Frequently Asked Questions
- What is mediation?
- Is mediation voluntary?
- Is mediation confidential?
- What does it cost?
- When and where?
- How do I schedule a mediation?
- Who are the mediators?
- What types of disputes can be mediated?
- Why should I try mediation?
Mediation is a process in which trained, neutral persons (“mediators”) help individuals in a dispute to communicate with one another, better understand each other, and form agreements that satisfy everyone’s needs.
Yes. Mediation is a voluntary process for all participants involved. Everyone must agree to attend the mediation and can end the process at any time for any reason. Participants cannot be forced to do anything they do not want to do or agree to anything they do not wish to agree to.
The AACRC has a very strict confidentiality policy:
All information, oral or written, disclosed during intake and/or mediation, shall be treated as confidential, with these exceptions:
- Suspected child abuse or neglect;
- Suspected elder abuse or neglect; or
- Credible threats of bodily harm to one’s self or another person.

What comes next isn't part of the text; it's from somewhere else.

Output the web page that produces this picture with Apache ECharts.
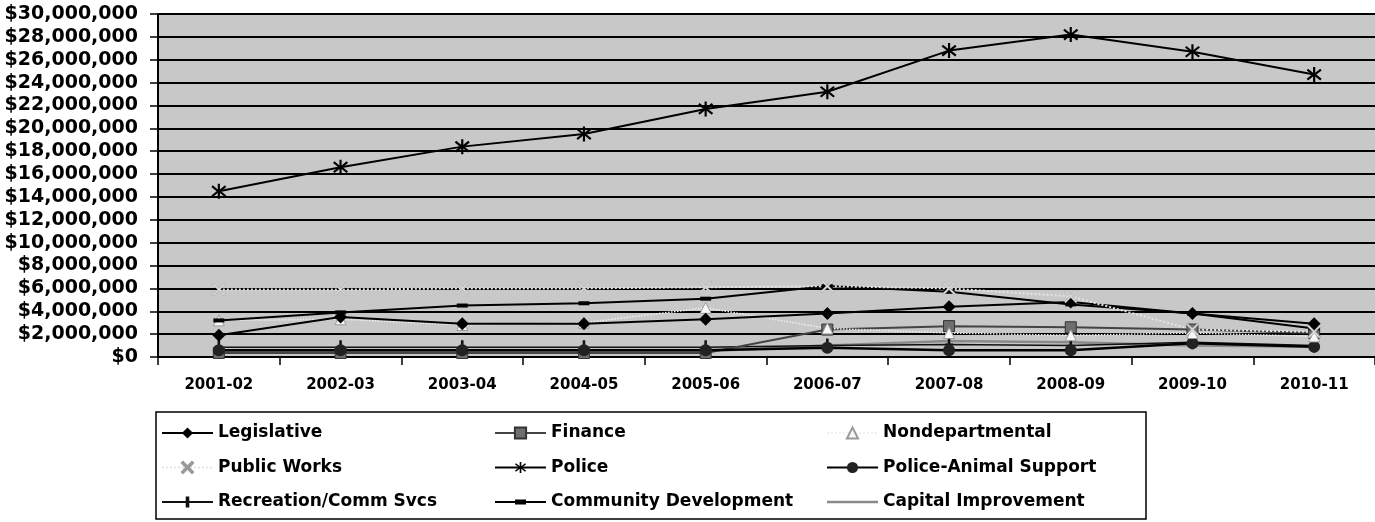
<!DOCTYPE html>
<html>
<head>
<meta charset="utf-8">
<script src="https://cdn.jsdelivr.net/npm/echarts@6/dist/echarts.min.js"></script>
<style>
  html, body { margin: 0; padding: 0; background: #fff; }
  #chart { width: 1375px; height: 522px; }
</style>
</head>
<body>
<div id="chart"></div>
<script>
// fiscal years on the x axis
const years = ['2001-02', '2002-03', '2003-04', '2004-05', '2005-06', '2006-07', '2007-08', '2008-09', '2009-10', '2010-11'];

// budget per department, dollars
const legislative = [1900000, 3500000, 2900000, 2900000, 3300000, 3800000, 4400000, 4800000, 3800000, 2900000];
const finance = [350000, 350000, 350000, 350000, 350000, 2400000, 2700000, 2600000, 2400000, 2100000];
const nondepartmental = [3200000, 3300000, 2800000, 3000000, 4300000, 2500000, 2100000, 1900000, 2100000, 1800000];
const publicWorks = [5900000, 5900000, 6000000, 6000000, 6100000, 6200000, 6000000, 5300000, 2400000, 2200000];
const police = [14500000, 16600000, 18400000, 19500000, 21700000, 23200000, 26800000, 28200000, 26700000, 24700000];
const animalSupport = [600000, 600000, 600000, 600000, 600000, 800000, 600000, 600000, 1200000, 900000];
const recreation = [850000, 850000, 850000, 850000, 850000, 1000000, 1100000, 1000000, 1300000, 1000000];
const communityDev = [3200000, 3900000, 4500000, 4700000, 5100000, 6200000, 5700000, 4600000, 3800000, 2500000];
const capitalImprovement = [500000, 500000, 500000, 500000, 500000, 1000000, 1400000, 1300000, 1000000, 900000];

// y axis ticks
const yMin = 0;
const yMax = 30000000;
const yStep = 2000000;

const FONT = 'DejaVu Sans';

// marker shapes
const CROSS_X = 'path://M0,1L1,0L5,4L9,0L10,1L6,5L10,9L9,10L5,6L1,10L0,9L4,5Z';
const ASTERISK = 'path://M4.3,0H5.7V3.8L8.9,1.1L9.8,2.2L6.4,5L9.8,7.8L8.9,8.9L5.7,6.2V10H4.3V6.2L1.1,8.9L0.2,7.8L3.6,5L0.2,2.2L1.1,1.1L4.3,3.8Z';
const PLUS = 'path://M4.2,0H5.8V4.4H7.5V5.6H5.8V10H4.2V5.6H2.5V4.4H4.2Z';

// legend icons drawn on a 51x14 box (tiny corner dots pin the box size)
const PIN = ' M25,0L25.01,0L25,0.01Z M25,14L25.01,14L25,13.99Z';
const ICON_DASH = 'path://M0,6H51V8H0Z M20,4.5H31V9.5H20Z' + PIN;
const ICON_LINE = 'path://M0,5.8H51V8.2H0Z' + PIN;

function lineSeries(name, data, color, width, symbol, size, extra) {
  return Object.assign({
    name: name,
    type: 'line',
    data: data,
    symbol: symbol,
    symbolSize: size,
    lineStyle: { color: color, width: width },
    itemStyle: { color: color }
  }, extra || {});
}

const chart = echarts.init(document.getElementById('chart'));

const legendBase = {
  orient: 'vertical',
  top: 423,
  padding: 0,
  itemWidth: 51,
  itemHeight: 14,
  itemGap: 14.5,
  textStyle: { fontFamily: FONT, fontWeight: 'bold', fontSize: 17, color: '#000', lineHeight: 20 }
};

chart.setOption({
  animation: false,
  backgroundColor: '#fff',
  grid: {
    left: 158,
    top: 14,
    right: -14,
    bottom: 165,
    show: true,
    backgroundColor: '#c8c8c8',
    borderWidth: 0
  },
  legend: [
    Object.assign({}, legendBase, { left: 161, data: ['Legislative', 'Public Works', 'Recreation/Comm Svcs'] }),
    Object.assign({}, legendBase, { left: 494, data: ['Finance', 'Police', { name: 'Community Development', icon: ICON_DASH }] }),
    Object.assign({}, legendBase, { left: 826, data: ['Nondepartmental', 'Police-Animal Support', { name: 'Capital Improvement', icon: ICON_LINE }] })
  ],
  graphic: [
    {
      type: 'rect',
      shape: { x: 156, y: 412, width: 990, height: 107 },
      style: { fill: 'none', stroke: '#000', lineWidth: 1.5 },
      silent: true
    }
  ],
  xAxis: {
    type: 'category',
    data: years,
    boundaryGap: true,
    axisLine: { lineStyle: { color: '#000', width: 2 } },
    axisTick: { show: true, length: 8, lineStyle: { color: '#000', width: 1.5 } },
    axisLabel: { color: '#000', fontFamily: FONT, fontWeight: 'bold', fontSize: 15, margin: 21 }
  },
  yAxis: {
    type: 'value',
    min: yMin,
    max: yMax,
    interval: yStep,
    axisLine: { show: true, lineStyle: { color: '#000', width: 2 } },
    axisTick: { show: true, length: 8, lineStyle: { color: '#000', width: 1.5 } },
    splitLine: { show: true, lineStyle: { color: '#000', width: 2 } },
    axisLabel: {
      color: '#000',
      fontFamily: FONT,
      fontWeight: 'bold',
      fontSize: 19,
      margin: 20,
      formatter: function (v) { return '$' + v.toLocaleString('en-US'); }
    }
  },
  series: [
    lineSeries('Capital Improvement', capitalImprovement, '#8a8a8a', 2.5, 'none', 0),
    lineSeries('Recreation/Comm Svcs', recreation, '#111', 1.5, PLUS, [8, 14]),
    lineSeries('Finance', finance, '#444', 2, 'rect', 11, { itemStyle: { color: '#6e6e6e', borderColor: '#333', borderWidth: 1 } }),
    lineSeries('Police-Animal Support', animalSupport, '#000', 2.5, 'circle', 12, { itemStyle: { color: '#222' } }),
    lineSeries('Nondepartmental', nondepartmental, '#f0f0f0', 1.5, 'triangle', 11,
      { lineStyle: { color: '#f0f0f0', width: 1.5, type: 'dotted' }, itemStyle: { color: '#f7f7f7', borderColor: '#9a9a9a', borderWidth: 1 } }),
    lineSeries('Legislative', legislative, '#000', 2, 'diamond', 13),
    lineSeries('Community Development', communityDev, '#000', 2, 'rect', [11, 4]),
    lineSeries('Public Works', publicWorks, '#e4e4e4', 2, CROSS_X, 13,
      { lineStyle: { color: '#e4e4e4', width: 2, type: 'dotted' }, itemStyle: { color: '#dcdcdc', borderColor: '#9a9a9a', borderWidth: 0.5 } }),
    lineSeries('Police', police, '#000', 2, ASTERISK, 15)
  ]
});
</script>
</body>
</html>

Unless the case is court-ordered, the AACRC will not share any written agreements with parties outside of our program. Mediators and mediation participants are prohibited from sharing information from mediation in any judicial, administrative, or other hearing.
The AACRC provides mediation as a free service to our community, thanks to grants, donations, and our volunteer mediators. There is no charge to you.
Mediations can begin at any time between 8:30am-6pm on weekdays. We also schedule Re-Entry mediations every other Saturday. Each session is two (2) hours in length, and there is no limit on the number of sessions that can be held.
The AACRC uses neutral locations throughout Anne Arundel County. The intake office will work with you to find a time and location that works best for all the participants. We do not hold mediations at private residences or police stations.
The first step is to call the Center at 410-266-9033 and ask for intake. The intake office is open from 9:00am to 5:00pm, Monday through Friday. (You may also leave a phone message at any time, and your call will be returned at the earliest opportunity.) You will need either a telephone number or address for all parties involved. The intake office will then contact all of the parties involved to explain the mediation process and schedule a session.
All of our mediators are professionally trained volunteers from the community. Each volunteer mediator has completed a minimum of 50 hours of training. The Center requires additional continuing education each year and provides advanced training for Parenting Plan and Re-Entry mediations.
The AACRC will mediate just about any type of dispute between two or more individuals. Some examples of commonly mediated situations include:
- Family Disputes, Parent/Teen, Parenting Plans
- Husband/Wife, Siblings, In-laws
- Employer/Employee, Co-workers
- Community Associations/Groups
The AACRC has an ongoing partnership with the District Court. Select cases are referred to the Center prior to the hearing date. You may also choose to try mediation prior to filing a case. Mediation does not take away your rights. If mediation does not resolve the conflict, you still have other avenues for resolution available.
Additionally, the AACRC has a partnership with the Circuit Court. These cases are Parenting Plan cases, and mediation may be used to resolve the situation outside of court. The AACRC also mediates voluntary Parenting Plan cases for parents who have not opened a court case.
Finally, the AACRC mediates Prisoner Re-Entry mediations. These mediations occur at the correctional facilities in Jessup, MD and are used to help incarcerated men and women make plans with family members, friends, etc. on the outside to aid in their transition and prevent recidivism.
- Mediation may save you time and will save you money.
We can normally schedule a mediation within two weeks, and there is no fee.
- Mediation can help repair relationships.
- Mediation is a win/win process where all of the participants’ needs can be met.
- In mediation, you speak for yourself and make your own decisions. The participants decide what will work best for their lives.
- Mediation can help protect your privacy.